Zweitens gibt es ein Thema, in dem alle Regierungen als die Vertreter und gleichsam Treuhänder der jeweiligen nationalen Interessen in der EU eine besondere Aufgabe haben: das ist die Frage der Kompetenzverteilung zwischen EU und Mitgliedstaaten. Man kann sehr wohl argumentieren, daß die Regierungen als Inhaber der noch national verbliebenen Kompetenzen aus ihrer Sicht ein gemeinsames Angebot machen sollten, auf das der Konvent als Vorform einer Vertretung des Gesamtdemos der EU eine Antwort gibt. Das würde in systematischer Hinsicht richtiger wirken als wenn der Konvent allein zu dieser wichtigen Frage autoritative Konzepte entwickelt, auf die die Regierungen erst in 2004 reagieren. Voraussetzung hierzu ist allerdings wiederum, daß die Regierungen eben doch untereinander wenigstens in gewissen wichtigen Feldern schon frühzeitig in eine Verfassungsdebatte einsteigen.
Wie die Lage zu Anfang 2002 insgesamt aussieht, muß man aber fürchten, daß die meisten wichtigen Regierungen in einen solchen Dialog eher ihre Vorsicht, ihr Zögern und ihre Vorbehalte, und ihre gegenseitigen Meinungsverschiedenheiten einbringen werden, als vorwärts weisende und zusammenführende Positionen. Sie würden den Konvent also eher bremsen und auseinander dividieren als ihm voran helfen. Und sie können ihn von der Aufmerksamkeit auf seine wichtigeren Adressaten in Parlamenten und Öffentlichkeit ablenken. Der Konvent sollte also versuchen, auch über die Geschäftsordnung, die Vertreter der Staats- und Regierungschefs auf ein Auftreten ad personam zu beschränken und das formale Einbringen von Mandaten der Regierungen nicht zulassen.

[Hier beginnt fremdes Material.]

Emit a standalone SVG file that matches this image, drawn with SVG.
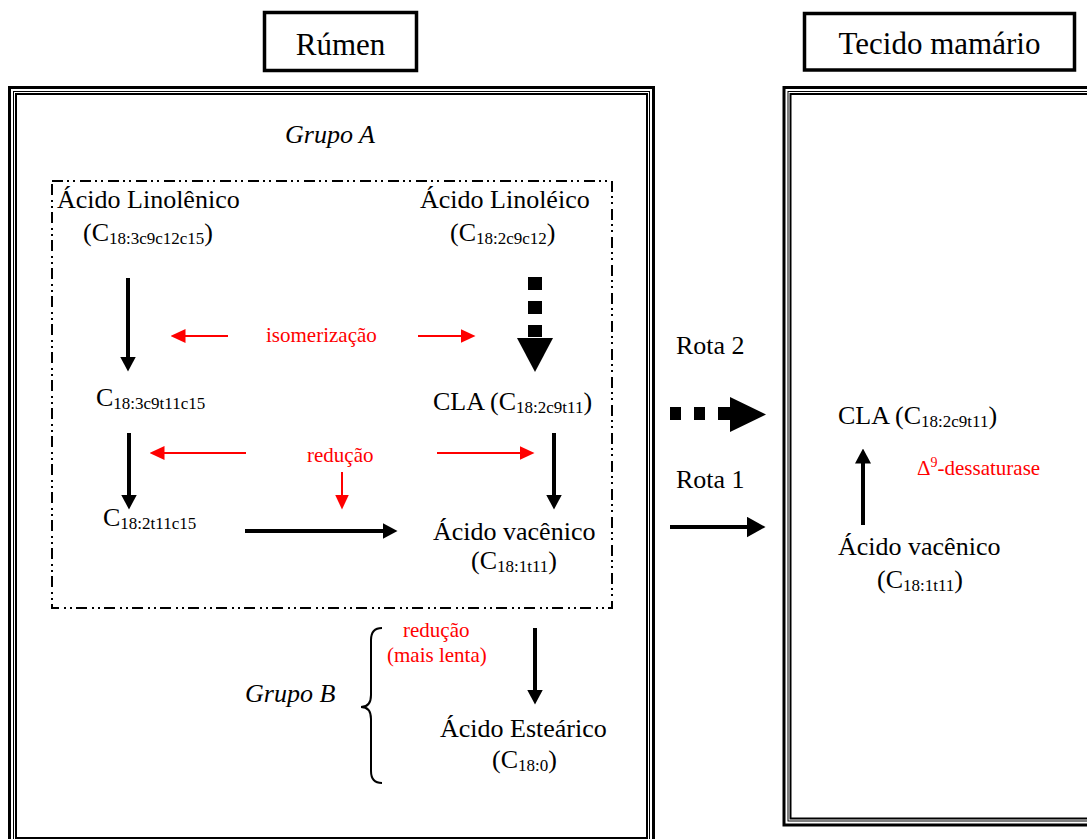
<svg xmlns="http://www.w3.org/2000/svg" width="1087" height="839" viewBox="0 0 1087 839">
<style>
text{font-family:"Liberation Serif","Times New Roman",serif;fill:#000}
.t{font-size:26px}
.h{font-size:31px}
.i{font-size:26px;font-style:italic}
.r{font-size:21px;fill:#ff0000}
.s{font-size:17px}
.box{fill:none;stroke:#000}
.blk{stroke:#000;stroke-width:4;fill:none}
.red{stroke:#ff0000;stroke-width:2;fill:none}
</style>
<defs>
<marker id="ab" viewBox="0 0 15 16" markerWidth="15" markerHeight="16" refX="0.5" refY="8" orient="auto" markerUnits="userSpaceOnUse"><path d="M0,0 L15,8 L0,16 z" fill="#000"/></marker>
<marker id="abig" viewBox="0 0 19 21" markerWidth="19" markerHeight="21" refX="0.5" refY="10.5" orient="auto" markerUnits="userSpaceOnUse"><path d="M0,0 L19,10.5 L0,21 z" fill="#000"/></marker>
<marker id="ar" viewBox="0 0 15 14" markerWidth="15" markerHeight="14" refX="0.5" refY="7" orient="auto" markerUnits="userSpaceOnUse"><path d="M0,0 L15,7 L0,14 z" fill="#ff0000"/></marker>
</defs>
<rect width="1087" height="839" fill="#fff"/>

<g id="frame-rumen">
<rect class="box" x="9.5" y="87.5" width="644" height="760" stroke-width="3"/>
<rect class="box" x="13.5" y="91.5" width="636" height="752" stroke-width="1"/>
<rect class="box" x="16" y="94" width="631" height="744" stroke-width="2"/>
</g>
<g id="frame-tecido">
<rect class="box" x="784" y="87.5" width="320" height="737.5" stroke-width="3"/>
<rect class="box" x="788" y="91.5" width="312" height="729.5" stroke-width="1"/>
<rect class="box" x="790.5" y="94" width="307" height="724.5" stroke-width="2"/>
</g>
<g id="title-rumen">
<rect class="box" x="264.5" y="12.5" width="152" height="58" stroke-width="3.5"/>
<text class="h" x="340.5" y="55" text-anchor="middle">Rúmen</text>
</g>
<g id="title-tecido">
<rect class="box" x="804.5" y="13.5" width="270" height="56.5" stroke-width="3.5"/>
<text class="h" x="939.5" y="54" text-anchor="middle">Tecido mamário</text>
</g>
<g id="grupo-a">
<rect class="box" x="52" y="181" width="560" height="427" stroke-width="2" stroke-dasharray="11 4 2 4 2 5"/>
<text class="i" x="285" y="143">Grupo A</text>
</g>
<g id="linolenico">
<text class="t" x="57" y="208">Ácido Linolênico</text>
<text class="t" x="83" y="241">(C<tspan class="s" dy="3">18:3c9c12c15</tspan><tspan dy="-3">)</tspan></text>
</g>
<g id="linoleico">
<text class="t" x="420" y="208">Ácido Linoléico</text>
<text class="t" x="450" y="241">(C<tspan class="s" dy="3">18:2c9c12</tspan><tspan dy="-3">)</tspan></text>
</g>
<g id="c183c9t11c15">
<text class="t" x="96" y="406">C<tspan class="s" dy="3">18:3c9t11c15</tspan></text>
</g>
<g id="cla-rumen">
<text class="t" x="433" y="410">CLA (C<tspan class="s" dy="3">18:2c9t11</tspan><tspan dy="-3">)</tspan></text>
</g>
<g id="c182t11c15">
<text class="t" x="103" y="526">C<tspan class="s" dy="3">18:2t11c15</tspan></text>
</g>
<g id="vacenico-rumen">
<text class="t" x="433" y="540">Ácido vacênico</text>
<text class="t" x="471" y="569">(C<tspan class="s" dy="3">18:1t11</tspan><tspan dy="-3">)</tspan></text>
</g>
<g id="grupo-b">
<text class="i" x="245" y="702">Grupo B</text>
<path d="M382,628 C375,628 371,632 371,640 L371,695 C371,703 368,707 361,707 C368,707 371,711 371,719 L371,771 C371,779 375,783 382,783" fill="none" stroke="#000" stroke-width="2"/>
</g>
<g id="estearico">
<text class="t" x="440" y="737">Ácido Esteárico</text>
<text class="t" x="492" y="768">(C<tspan class="s" dy="3">18:0</tspan><tspan dy="-3">)</tspan></text>
</g>
<g id="cla-tecido">
<text class="t" x="838" y="424">CLA (C<tspan class="s" dy="3">18:2c9t11</tspan><tspan dy="-3">)</tspan></text>
</g>
<g id="vacenico-tecido">
<text class="t" x="838" y="555">Ácido vacênico</text>
<text class="t" x="877" y="588">(C<tspan class="s" dy="3">18:1t11</tspan><tspan dy="-3">)</tspan></text>
</g>

<g id="connectors">
<line class="blk" x1="128" y1="278" x2="128" y2="357" marker-end="url(#ab)"/>
<line class="blk" x1="129" y1="433" x2="129" y2="495" marker-end="url(#ab)"/>
<line class="blk" x1="554" y1="433" x2="554" y2="495" marker-end="url(#ab)"/>
<line class="blk" x1="245" y1="531" x2="383" y2="531" marker-end="url(#ab)"/>
<line class="blk" x1="535" y1="628" x2="535" y2="690" marker-end="url(#ab)"/>
<line class="blk" x1="863" y1="525" x2="863" y2="463" stroke-width="5" marker-end="url(#ab)"/>
<line class="blk" x1="670" y1="527" x2="747" y2="527" stroke-width="6" marker-end="url(#abig)"/>
<g id="dotted-linoleico" fill="#000">
<rect x="528" y="277" width="14" height="13"/>
<rect x="528" y="301" width="14" height="13"/>
<rect x="528" y="325" width="14" height="12"/>
<polygon points="517,338 553,338 535,372"/>
</g>
<g id="dotted-rota2" fill="#000">
<rect x="670" y="407" width="11" height="13"/>
<rect x="694" y="407" width="11" height="13"/>
<rect x="718" y="407" width="12" height="13"/>
<polygon points="730,397 730,432 766,414.5"/>
</g>
<line class="red" x1="228" y1="336" x2="185" y2="336" marker-end="url(#ar)"/>
<line class="red" x1="418" y1="336" x2="461" y2="336" marker-end="url(#ar)"/>
<line class="red" x1="246" y1="453" x2="164" y2="453" marker-end="url(#ar)"/>
<line class="red" x1="437" y1="453" x2="520" y2="453" marker-end="url(#ar)"/>
<line class="red" x1="342" y1="472" x2="342" y2="495" marker-end="url(#ar)"/>
<text class="r" x="266" y="342">isomerização</text>
<text class="r" x="307" y="462">redução</text>
<text class="r" x="403" y="637">redução</text>
<text class="r" x="387" y="662">(mais lenta)</text>
<text class="r" x="917" y="475">Δ<tspan font-size="14" dy="-8">9</tspan><tspan dy="8">-dessaturase</tspan></text>
<text class="t" x="676" y="354">Rota 2</text>
<text class="t" x="676" y="488">Rota 1</text>
</g>
</svg>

Wenn man diese Erwägungen ernst nimmt, dann könnte der Konvent auch der Vision einer erfolgreichen erweiterte Vor-Regierungskonferenz kaum entsprechen, und zwar um so weniger, je enger man ihn an die Regierungen und deren eigene konzeptionelle Sichtweise bindet. Der Vorschlag von Braibant wäre also nicht einmal in dieser Perspektive wirklich eine aussichtsreiche Erweiterung seiner Arbeitsmethode.